Как вам кажется, удалось ли Иуде в конечном счете разрешить свою моральную дилемму?

Разрешить? Конечно нет! Он вообще не воспринимает все это как моральную дилемму. Когда его брат предлагает убить Долорес, он выдает стандартную реакцию, обусловленную его социальным положением, но буквально через несколько минут, раньше, чем его брат успевает уехать, он начинает склоняться к тому, что это предложение нелишне было бы обдумать. И единственное, о чем он думает с этого момента, — это как оправдать для себя то, что он собирается сделать. Никаких особенных трудностей Иуда так и не встречает. Он способен найти выход из любого затруднительного положения, он сделает то, что ему нужно, и обязательно найдет себе оправдание. Он совершает убийство и остается безнаказанным. Потом он переживает несколько неприятных моментов, в течение некоторого времени ему действительно тяжело, но это проходит. Он уходит со свадьбы с женой-красавицей. Вскоре его дочь выйдет замуж.

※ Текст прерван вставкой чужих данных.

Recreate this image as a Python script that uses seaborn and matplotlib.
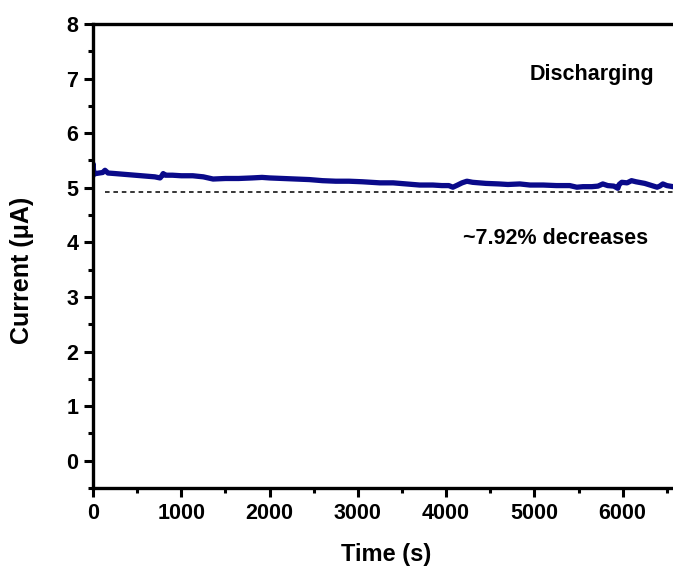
import matplotlib
matplotlib.use("Agg")
import matplotlib.pyplot as plt
from matplotlib.ticker import MultipleLocator
import seaborn as sns
import pandas as pd

time_s = [0, 0, 8, 30, 70, 110, 136, 170, 250, 400, 550, 700, 760, 780, 795,
          820, 900, 1000, 1130, 1250, 1360, 1500, 1650, 1800, 1915, 2000, 2150,
          2300, 2450, 2600, 2750, 2900, 3050, 3250, 3400, 3550, 3700, 3850,
          3950, 4030, 4077, 4130, 4180, 4235, 4300, 4450, 4600, 4700, 4835,
          4950, 5100, 5250, 5400, 5480, 5550, 5650, 5720, 5775, 5830, 5900,
          5945, 5960, 5990, 6050, 6100, 6150, 6250, 6390, 6420, 6455, 6500,
          6535, 6570]
current_uA = [5.22, 5.44, 5.28, 5.26, 5.27, 5.28, 5.32, 5.27, 5.26, 5.24, 5.22,
              5.20, 5.18, 5.22, 5.26, 5.23, 5.23, 5.22, 5.22, 5.20, 5.16, 5.17,
              5.17, 5.18, 5.19, 5.18, 5.17, 5.16, 5.15, 5.13, 5.12, 5.12, 5.11,
              5.09, 5.09, 5.07, 5.05, 5.05, 5.04, 5.04, 5.01, 5.05, 5.09, 5.12,
              5.10, 5.08, 5.07, 5.06, 5.07, 5.05, 5.05, 5.04, 5.04, 5.01, 5.02,
              5.02, 5.03, 5.07, 5.04, 5.03, 4.99, 5.06, 5.10, 5.09, 5.13, 5.11,
              5.08, 5.01, 5.03, 5.07, 5.04, 5.03, 5.02]

baseline_level = 4.93
baseline_start = 136

x_ticks = [0, 1000, 2000, 3000, 4000, 5000, 6000]
y_ticks = [0, 1, 2, 3, 4, 5, 6, 7, 8]

sns.set_style("ticks")
plt.rcParams['font.family'] = ['Liberation Sans', 'DejaVu Sans']
plt.rcParams['font.weight'] = 'bold'
plt.rcParams['text.color'] = 'black'
plt.rcParams['axes.labelcolor'] = 'black'
plt.rcParams['xtick.color'] = 'black'
plt.rcParams['ytick.color'] = 'black'

fig = plt.figure(figsize=(6.73, 5.70), dpi=100)
ax = fig.add_axes([93 / 673, 82 / 570, 580 / 673, 464 / 570])

df = pd.DataFrame({"Time (s)": time_s, "Current (μA)": current_uA})
sns.lineplot(data=df, x="Time (s)", y="Current (μA)", sort=False, estimator=None,
             color="#0a0a8a", linewidth=3.8, ax=ax)

ax.plot([baseline_start, 6570], [baseline_level, baseline_level],
        linestyle=(0, (3, 2.5)), color="black", linewidth=1.1)

ax.set_xlim(0, 6570)
ax.set_ylim(-0.5, 8)
ax.set_xticks(x_ticks)
ax.set_yticks(y_ticks)
ax.xaxis.set_minor_locator(MultipleLocator(500))
ax.yaxis.set_minor_locator(MultipleLocator(0.5))
ax.tick_params(axis="both", which="major", direction="out", length=6.5, width=2.2,
               labelsize=15.5, colors="black")
ax.tick_params(axis="x", which="major", pad=4.5)
ax.tick_params(axis="y", which="major", pad=4)
ax.tick_params(axis="both", which="minor", direction="out", length=3.5, width=2.2)
for lab in ax.get_xticklabels() + ax.get_yticklabels():
    lab.set_fontweight("bold")

for side in ["left", "bottom", "top"]:
    ax.spines[side].set_linewidth(2.4)
    ax.spines[side].set_color("black")
ax.spines["right"].set_visible(False)

ax.set_xlabel("Time (s)", fontsize=17, fontweight="bold", va="center")
ax.xaxis.set_label_coords(0.505, -0.144)
ax.set_ylabel("Current (μA)", fontsize=18, fontweight="bold", va="center")
ax.yaxis.set_label_coords(-0.122, 0.468)

ax.text(0.86, 0.892, "Discharging", transform=ax.transAxes, ha="center",
        va="center", fontsize=15.5, fontweight="bold")
ax.text(0.798, 0.537, "~7.92% decreases", transform=ax.transAxes, ha="center",
        va="center", fontsize=15.5, fontweight="bold")

fig.savefig("out.png", dpi=100)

У него все хорошо. Если он сам не решит наказать себя, его никто не накажет. Зло бывает наказанным, только когда удается поймать преступника. Иуда страшный человек, но у него самого в жизни все хорошо.

Как вы сами оцениваете «Преступления и проступки» в сравнении с остальными вашими фильмами?

Думаю, он принадлежит к числу моих удач. Думаю, это неплохой фильм, потому что здесь у меня было над чем поразмышлять и при этом интересовавшие меня интеллектуальные и философские вопросы удалось представить в довольно занимательной форме. Там есть смешные моменты, и там есть напряженные моменты. В общем, я оцениваю этот фильм весьма позитивно.